Find the string "matplotlib" in the data, then copy every line where it is found.
─── SOURCE MATERIAL
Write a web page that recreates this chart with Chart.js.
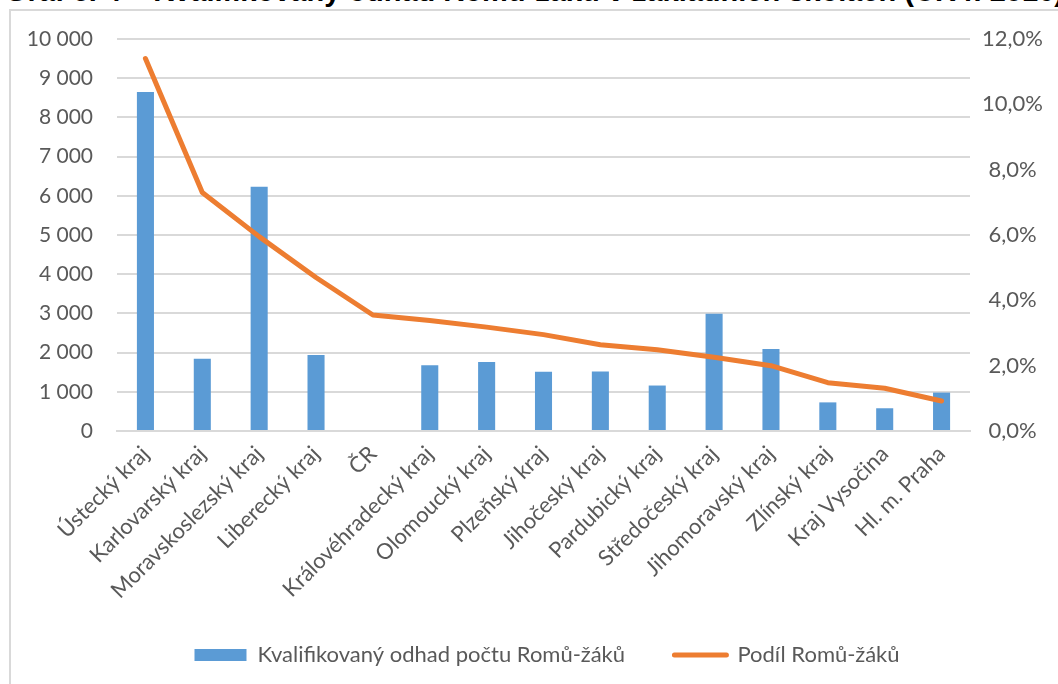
──────
─── SOURCE MATERIAL
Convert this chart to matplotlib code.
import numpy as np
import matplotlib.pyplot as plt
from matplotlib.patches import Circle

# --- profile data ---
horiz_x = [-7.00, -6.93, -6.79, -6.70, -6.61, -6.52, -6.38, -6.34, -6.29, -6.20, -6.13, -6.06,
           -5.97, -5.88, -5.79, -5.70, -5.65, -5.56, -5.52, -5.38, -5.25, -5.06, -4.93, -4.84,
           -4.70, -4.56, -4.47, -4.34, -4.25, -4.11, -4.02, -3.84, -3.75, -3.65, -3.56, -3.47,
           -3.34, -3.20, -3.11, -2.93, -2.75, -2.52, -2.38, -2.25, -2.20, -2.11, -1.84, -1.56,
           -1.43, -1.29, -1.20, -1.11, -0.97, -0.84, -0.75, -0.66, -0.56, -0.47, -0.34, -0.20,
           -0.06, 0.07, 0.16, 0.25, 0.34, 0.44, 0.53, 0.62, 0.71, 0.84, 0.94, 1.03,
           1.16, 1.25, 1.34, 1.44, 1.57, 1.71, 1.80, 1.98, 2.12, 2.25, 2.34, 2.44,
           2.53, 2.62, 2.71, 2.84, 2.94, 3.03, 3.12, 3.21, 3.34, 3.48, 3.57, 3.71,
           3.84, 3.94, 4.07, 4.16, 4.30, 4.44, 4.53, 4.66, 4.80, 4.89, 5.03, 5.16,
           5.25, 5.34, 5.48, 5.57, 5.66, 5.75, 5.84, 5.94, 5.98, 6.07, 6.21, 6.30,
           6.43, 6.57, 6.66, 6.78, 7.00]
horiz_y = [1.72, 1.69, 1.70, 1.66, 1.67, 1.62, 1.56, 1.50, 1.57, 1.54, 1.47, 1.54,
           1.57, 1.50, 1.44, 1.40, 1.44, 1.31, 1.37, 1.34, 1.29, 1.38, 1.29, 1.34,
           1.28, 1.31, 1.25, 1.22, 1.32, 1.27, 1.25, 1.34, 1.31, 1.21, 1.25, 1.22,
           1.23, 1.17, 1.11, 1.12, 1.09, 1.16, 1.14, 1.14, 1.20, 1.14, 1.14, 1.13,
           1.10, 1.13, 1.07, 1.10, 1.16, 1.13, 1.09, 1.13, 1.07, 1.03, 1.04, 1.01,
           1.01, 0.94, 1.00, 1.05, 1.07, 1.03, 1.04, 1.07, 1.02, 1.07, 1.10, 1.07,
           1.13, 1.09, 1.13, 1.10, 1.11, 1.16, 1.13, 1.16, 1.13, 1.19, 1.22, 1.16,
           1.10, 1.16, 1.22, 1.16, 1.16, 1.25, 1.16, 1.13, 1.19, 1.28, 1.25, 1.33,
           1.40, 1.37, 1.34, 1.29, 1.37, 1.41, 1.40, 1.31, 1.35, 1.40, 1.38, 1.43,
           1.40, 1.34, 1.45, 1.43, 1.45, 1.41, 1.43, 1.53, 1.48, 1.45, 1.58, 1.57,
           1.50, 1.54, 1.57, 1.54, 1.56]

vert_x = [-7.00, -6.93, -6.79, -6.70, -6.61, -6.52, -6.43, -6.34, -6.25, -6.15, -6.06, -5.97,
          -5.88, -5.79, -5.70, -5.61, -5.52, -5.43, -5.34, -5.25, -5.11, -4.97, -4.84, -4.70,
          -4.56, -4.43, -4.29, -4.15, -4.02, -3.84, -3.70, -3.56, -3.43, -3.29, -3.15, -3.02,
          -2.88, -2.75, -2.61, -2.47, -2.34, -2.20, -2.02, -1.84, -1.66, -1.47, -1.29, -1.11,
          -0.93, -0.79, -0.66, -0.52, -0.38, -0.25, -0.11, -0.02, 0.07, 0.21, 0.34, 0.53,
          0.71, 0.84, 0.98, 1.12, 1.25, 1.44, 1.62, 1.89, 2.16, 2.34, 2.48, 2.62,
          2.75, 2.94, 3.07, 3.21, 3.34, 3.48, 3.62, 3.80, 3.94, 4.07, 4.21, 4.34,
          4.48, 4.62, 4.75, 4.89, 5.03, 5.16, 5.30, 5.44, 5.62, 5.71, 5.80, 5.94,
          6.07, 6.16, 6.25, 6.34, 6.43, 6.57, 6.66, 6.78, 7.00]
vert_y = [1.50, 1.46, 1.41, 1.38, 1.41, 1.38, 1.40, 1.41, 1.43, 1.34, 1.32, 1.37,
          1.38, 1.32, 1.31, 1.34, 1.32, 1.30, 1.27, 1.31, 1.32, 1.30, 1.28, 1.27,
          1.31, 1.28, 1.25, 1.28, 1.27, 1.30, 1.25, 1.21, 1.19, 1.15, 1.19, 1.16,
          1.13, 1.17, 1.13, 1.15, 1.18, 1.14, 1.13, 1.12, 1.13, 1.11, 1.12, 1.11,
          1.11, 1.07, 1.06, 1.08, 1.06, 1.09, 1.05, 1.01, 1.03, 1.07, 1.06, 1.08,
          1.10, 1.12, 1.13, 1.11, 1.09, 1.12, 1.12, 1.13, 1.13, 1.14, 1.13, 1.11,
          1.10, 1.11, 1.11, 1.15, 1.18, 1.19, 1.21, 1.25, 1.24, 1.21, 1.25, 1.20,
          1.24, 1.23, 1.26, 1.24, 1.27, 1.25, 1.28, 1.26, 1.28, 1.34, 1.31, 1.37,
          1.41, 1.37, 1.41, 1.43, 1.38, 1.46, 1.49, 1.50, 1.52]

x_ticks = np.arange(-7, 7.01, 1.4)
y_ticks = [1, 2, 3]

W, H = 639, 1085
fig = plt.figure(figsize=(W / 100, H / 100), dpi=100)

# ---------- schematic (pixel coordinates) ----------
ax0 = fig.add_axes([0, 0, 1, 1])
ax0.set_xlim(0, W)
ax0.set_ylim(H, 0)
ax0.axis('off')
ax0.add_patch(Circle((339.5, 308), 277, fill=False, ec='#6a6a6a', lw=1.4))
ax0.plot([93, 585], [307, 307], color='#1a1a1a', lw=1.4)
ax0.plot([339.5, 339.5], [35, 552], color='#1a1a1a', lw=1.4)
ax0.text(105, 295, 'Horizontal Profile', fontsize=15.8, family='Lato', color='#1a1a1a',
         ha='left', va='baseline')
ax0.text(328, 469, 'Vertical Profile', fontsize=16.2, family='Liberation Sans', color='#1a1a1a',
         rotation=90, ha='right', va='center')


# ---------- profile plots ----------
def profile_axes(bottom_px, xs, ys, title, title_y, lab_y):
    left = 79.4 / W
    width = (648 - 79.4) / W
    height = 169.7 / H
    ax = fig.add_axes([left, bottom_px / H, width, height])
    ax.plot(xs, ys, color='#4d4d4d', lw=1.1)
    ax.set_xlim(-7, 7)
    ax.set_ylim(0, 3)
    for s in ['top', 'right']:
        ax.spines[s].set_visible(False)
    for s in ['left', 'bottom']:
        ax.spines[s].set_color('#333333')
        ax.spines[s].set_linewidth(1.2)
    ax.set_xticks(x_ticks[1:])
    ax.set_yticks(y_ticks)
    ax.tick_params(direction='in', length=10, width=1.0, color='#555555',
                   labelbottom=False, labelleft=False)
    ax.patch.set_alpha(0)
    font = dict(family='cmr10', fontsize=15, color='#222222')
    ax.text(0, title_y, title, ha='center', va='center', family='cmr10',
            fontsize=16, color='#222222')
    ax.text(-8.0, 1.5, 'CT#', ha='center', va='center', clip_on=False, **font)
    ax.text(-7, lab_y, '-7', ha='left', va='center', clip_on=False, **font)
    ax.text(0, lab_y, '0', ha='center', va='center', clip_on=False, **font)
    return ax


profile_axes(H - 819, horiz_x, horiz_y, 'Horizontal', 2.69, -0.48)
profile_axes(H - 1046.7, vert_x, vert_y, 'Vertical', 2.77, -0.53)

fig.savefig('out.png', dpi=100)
──────
─── SOURCE MATERIAL
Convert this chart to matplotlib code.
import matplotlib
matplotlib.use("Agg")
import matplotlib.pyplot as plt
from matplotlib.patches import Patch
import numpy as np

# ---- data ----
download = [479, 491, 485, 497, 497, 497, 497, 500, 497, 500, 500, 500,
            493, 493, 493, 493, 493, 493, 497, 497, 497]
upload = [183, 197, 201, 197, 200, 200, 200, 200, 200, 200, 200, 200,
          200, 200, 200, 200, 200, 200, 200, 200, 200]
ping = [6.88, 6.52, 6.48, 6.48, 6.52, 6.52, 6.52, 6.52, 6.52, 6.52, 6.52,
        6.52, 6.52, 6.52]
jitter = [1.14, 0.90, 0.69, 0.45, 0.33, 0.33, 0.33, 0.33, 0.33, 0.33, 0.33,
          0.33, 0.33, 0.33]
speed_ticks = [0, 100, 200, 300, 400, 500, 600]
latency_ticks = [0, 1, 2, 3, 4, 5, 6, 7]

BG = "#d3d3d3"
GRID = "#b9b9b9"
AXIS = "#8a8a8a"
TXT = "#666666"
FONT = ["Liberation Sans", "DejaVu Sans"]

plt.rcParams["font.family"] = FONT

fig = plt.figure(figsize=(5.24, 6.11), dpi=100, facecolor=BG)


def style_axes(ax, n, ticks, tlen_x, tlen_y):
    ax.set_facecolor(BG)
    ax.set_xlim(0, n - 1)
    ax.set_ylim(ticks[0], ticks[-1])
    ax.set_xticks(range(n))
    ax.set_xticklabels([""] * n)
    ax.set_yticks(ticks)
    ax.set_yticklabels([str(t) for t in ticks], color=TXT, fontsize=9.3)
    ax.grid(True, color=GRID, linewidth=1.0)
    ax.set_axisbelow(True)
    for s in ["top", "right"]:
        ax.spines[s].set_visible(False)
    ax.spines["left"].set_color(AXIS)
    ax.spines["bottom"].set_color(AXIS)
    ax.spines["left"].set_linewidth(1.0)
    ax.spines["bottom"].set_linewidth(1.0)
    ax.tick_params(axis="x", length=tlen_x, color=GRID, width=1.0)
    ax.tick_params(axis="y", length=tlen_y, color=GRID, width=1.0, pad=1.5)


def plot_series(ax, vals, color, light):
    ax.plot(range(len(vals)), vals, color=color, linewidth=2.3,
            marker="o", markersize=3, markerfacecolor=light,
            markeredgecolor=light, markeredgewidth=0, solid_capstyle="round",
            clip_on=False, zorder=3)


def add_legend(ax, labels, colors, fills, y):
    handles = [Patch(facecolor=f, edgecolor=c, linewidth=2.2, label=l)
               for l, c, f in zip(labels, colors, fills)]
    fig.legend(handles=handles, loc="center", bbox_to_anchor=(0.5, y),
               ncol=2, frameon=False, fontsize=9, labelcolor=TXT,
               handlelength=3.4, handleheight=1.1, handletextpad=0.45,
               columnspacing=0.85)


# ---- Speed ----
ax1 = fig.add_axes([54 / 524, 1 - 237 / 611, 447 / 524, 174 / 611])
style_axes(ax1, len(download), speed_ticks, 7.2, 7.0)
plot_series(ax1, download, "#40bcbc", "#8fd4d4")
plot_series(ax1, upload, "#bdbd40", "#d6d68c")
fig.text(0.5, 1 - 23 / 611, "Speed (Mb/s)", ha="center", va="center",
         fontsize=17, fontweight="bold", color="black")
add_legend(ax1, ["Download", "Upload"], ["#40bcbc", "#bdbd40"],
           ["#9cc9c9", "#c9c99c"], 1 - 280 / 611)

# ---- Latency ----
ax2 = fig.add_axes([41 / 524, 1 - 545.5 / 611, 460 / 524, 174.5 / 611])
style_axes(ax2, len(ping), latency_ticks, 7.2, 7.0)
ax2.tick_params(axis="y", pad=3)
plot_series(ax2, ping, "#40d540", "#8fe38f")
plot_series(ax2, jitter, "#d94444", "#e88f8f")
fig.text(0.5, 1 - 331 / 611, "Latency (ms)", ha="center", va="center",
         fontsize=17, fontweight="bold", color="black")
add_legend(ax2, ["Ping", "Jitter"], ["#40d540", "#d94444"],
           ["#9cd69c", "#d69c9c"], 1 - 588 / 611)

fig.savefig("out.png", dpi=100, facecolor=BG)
──────
◆ RESULT FOR THIS TASK:
Convert this chart to matplotlib code.
import matplotlib.pyplot as plt
from matplotlib.patches import Circle
Convert this chart to matplotlib code.
import matplotlib
matplotlib.use("Agg")
import matplotlib.pyplot as plt
from matplotlib.patches import Patch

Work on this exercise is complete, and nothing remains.